_RECORD EXCERPTS_:
** Start **

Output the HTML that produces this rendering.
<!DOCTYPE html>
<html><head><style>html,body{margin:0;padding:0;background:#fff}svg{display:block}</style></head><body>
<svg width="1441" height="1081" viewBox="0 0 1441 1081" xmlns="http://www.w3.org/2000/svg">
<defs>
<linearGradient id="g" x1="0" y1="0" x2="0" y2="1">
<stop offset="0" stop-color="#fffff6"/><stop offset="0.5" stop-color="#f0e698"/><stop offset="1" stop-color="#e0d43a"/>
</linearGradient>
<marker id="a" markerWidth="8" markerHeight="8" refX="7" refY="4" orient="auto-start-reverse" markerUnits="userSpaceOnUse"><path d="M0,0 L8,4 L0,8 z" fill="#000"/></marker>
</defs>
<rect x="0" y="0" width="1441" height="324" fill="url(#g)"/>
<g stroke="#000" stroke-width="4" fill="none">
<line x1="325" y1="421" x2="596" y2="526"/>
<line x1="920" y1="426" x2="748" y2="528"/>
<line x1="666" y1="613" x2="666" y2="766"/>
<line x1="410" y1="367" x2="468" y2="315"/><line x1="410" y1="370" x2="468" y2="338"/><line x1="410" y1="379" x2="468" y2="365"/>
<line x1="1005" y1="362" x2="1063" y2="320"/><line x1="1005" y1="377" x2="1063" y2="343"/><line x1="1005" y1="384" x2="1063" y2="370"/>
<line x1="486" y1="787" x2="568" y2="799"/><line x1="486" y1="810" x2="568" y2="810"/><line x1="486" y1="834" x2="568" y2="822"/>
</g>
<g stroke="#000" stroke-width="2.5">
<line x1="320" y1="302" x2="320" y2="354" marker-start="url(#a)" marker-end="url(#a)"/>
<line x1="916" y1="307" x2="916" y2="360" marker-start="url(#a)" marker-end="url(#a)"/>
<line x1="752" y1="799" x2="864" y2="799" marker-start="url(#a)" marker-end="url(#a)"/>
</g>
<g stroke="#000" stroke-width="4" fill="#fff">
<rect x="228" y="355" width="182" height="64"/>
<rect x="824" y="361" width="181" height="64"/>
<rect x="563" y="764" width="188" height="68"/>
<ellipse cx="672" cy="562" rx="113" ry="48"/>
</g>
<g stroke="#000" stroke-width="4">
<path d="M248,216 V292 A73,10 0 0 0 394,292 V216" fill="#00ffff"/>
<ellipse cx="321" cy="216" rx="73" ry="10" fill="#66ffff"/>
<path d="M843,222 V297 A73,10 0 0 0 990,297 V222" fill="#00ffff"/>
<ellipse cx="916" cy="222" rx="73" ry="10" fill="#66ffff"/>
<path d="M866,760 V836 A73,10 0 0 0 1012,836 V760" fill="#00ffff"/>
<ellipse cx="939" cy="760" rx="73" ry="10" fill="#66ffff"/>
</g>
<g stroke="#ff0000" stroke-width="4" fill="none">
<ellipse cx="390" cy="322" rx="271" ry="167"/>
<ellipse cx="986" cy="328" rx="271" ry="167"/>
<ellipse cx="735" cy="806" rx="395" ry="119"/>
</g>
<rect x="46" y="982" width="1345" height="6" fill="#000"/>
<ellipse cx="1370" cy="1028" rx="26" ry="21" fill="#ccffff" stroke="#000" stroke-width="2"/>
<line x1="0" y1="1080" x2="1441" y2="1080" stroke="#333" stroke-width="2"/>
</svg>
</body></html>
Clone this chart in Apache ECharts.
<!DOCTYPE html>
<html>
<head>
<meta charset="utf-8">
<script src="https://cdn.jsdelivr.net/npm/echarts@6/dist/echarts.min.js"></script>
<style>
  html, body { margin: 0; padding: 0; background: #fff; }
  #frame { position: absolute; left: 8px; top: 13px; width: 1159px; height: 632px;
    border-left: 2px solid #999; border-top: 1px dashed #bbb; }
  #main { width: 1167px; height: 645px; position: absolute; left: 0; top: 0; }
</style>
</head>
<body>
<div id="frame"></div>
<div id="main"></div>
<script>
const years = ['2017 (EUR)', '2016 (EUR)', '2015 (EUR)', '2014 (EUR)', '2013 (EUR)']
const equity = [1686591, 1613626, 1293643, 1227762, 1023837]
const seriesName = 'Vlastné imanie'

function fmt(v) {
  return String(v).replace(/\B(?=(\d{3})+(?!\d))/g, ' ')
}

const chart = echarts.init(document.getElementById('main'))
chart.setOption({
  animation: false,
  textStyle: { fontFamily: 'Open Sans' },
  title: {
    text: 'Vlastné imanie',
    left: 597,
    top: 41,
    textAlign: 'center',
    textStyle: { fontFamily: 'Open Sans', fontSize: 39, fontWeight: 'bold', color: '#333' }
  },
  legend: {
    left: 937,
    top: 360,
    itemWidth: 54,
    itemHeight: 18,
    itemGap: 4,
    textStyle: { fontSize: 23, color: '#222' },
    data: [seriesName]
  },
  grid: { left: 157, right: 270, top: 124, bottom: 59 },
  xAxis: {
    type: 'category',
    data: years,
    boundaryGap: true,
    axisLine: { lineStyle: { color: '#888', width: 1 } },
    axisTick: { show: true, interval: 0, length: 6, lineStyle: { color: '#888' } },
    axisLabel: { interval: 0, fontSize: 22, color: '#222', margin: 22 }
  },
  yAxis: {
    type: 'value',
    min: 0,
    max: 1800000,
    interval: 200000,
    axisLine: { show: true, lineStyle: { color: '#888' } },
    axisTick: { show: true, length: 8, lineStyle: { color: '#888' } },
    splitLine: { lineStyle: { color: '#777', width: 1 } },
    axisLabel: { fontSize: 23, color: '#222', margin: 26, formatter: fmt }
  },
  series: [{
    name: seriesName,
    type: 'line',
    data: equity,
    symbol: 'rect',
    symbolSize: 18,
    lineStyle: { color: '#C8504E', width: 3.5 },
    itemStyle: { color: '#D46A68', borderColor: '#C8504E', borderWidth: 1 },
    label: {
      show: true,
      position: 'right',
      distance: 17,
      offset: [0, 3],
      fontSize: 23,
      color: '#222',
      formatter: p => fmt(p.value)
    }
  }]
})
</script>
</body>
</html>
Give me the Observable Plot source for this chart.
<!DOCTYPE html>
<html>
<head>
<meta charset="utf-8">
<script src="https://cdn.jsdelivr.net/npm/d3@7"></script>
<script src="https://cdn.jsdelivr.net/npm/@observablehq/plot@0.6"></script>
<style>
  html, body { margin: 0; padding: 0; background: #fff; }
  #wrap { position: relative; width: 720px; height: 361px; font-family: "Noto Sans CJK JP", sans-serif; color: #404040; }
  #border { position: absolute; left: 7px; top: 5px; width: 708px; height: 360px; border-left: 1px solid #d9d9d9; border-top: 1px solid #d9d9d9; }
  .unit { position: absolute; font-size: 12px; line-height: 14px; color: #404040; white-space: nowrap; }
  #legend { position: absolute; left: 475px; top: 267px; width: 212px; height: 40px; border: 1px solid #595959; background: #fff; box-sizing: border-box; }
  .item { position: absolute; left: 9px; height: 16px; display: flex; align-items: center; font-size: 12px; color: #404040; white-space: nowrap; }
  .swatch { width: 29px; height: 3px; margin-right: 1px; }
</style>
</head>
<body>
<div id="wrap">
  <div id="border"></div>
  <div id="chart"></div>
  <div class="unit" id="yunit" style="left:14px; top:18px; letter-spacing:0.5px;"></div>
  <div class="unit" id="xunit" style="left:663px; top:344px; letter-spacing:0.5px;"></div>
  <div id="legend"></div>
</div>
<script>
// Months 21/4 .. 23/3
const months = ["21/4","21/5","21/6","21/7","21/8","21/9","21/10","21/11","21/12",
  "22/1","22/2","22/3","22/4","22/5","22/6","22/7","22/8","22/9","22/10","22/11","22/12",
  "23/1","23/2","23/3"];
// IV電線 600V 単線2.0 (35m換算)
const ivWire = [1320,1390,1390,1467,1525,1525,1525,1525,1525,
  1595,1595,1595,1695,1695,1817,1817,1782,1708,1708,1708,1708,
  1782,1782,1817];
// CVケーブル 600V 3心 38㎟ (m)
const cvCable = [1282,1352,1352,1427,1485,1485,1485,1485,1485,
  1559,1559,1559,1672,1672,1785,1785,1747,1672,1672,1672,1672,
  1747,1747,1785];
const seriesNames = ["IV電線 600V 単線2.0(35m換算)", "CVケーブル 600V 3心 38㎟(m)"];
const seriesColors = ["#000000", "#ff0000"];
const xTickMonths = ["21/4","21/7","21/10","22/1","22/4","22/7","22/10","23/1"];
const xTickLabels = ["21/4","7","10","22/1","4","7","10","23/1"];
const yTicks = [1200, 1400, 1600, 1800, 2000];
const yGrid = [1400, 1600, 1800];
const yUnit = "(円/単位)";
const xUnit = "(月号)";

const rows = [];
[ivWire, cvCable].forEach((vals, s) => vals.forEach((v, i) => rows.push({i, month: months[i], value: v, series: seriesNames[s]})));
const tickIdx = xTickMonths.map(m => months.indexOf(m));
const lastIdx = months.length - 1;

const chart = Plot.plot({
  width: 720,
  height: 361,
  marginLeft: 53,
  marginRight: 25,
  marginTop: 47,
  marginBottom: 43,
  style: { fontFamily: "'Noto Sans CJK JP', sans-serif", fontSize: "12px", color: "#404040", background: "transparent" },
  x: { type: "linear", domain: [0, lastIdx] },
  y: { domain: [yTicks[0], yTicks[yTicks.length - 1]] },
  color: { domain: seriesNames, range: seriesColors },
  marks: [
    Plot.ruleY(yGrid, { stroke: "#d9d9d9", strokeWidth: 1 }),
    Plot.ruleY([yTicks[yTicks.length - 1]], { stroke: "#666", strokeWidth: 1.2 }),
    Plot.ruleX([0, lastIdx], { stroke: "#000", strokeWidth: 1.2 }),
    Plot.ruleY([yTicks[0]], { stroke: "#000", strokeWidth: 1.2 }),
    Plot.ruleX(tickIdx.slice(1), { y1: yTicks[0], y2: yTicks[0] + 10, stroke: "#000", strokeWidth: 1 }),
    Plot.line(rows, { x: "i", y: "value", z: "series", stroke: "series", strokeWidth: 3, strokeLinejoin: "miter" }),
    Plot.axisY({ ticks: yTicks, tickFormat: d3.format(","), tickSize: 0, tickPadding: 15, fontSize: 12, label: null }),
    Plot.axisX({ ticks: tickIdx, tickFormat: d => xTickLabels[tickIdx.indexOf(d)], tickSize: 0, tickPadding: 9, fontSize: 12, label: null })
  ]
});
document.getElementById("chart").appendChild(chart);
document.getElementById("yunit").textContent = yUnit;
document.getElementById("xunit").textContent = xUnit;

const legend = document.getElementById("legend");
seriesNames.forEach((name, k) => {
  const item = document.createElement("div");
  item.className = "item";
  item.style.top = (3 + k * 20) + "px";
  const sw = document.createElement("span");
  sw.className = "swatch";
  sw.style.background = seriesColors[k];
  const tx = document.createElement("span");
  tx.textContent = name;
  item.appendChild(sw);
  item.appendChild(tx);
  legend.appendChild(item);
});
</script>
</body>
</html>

** End **

_TASK REQUIREMENTS_:
Copy every line of the listing where the word "this" appears.

_THE RESPONSE_:
Output the HTML that produces this rendering.
Clone this chart in Apache ECharts.
Give me the Observable Plot source for this chart.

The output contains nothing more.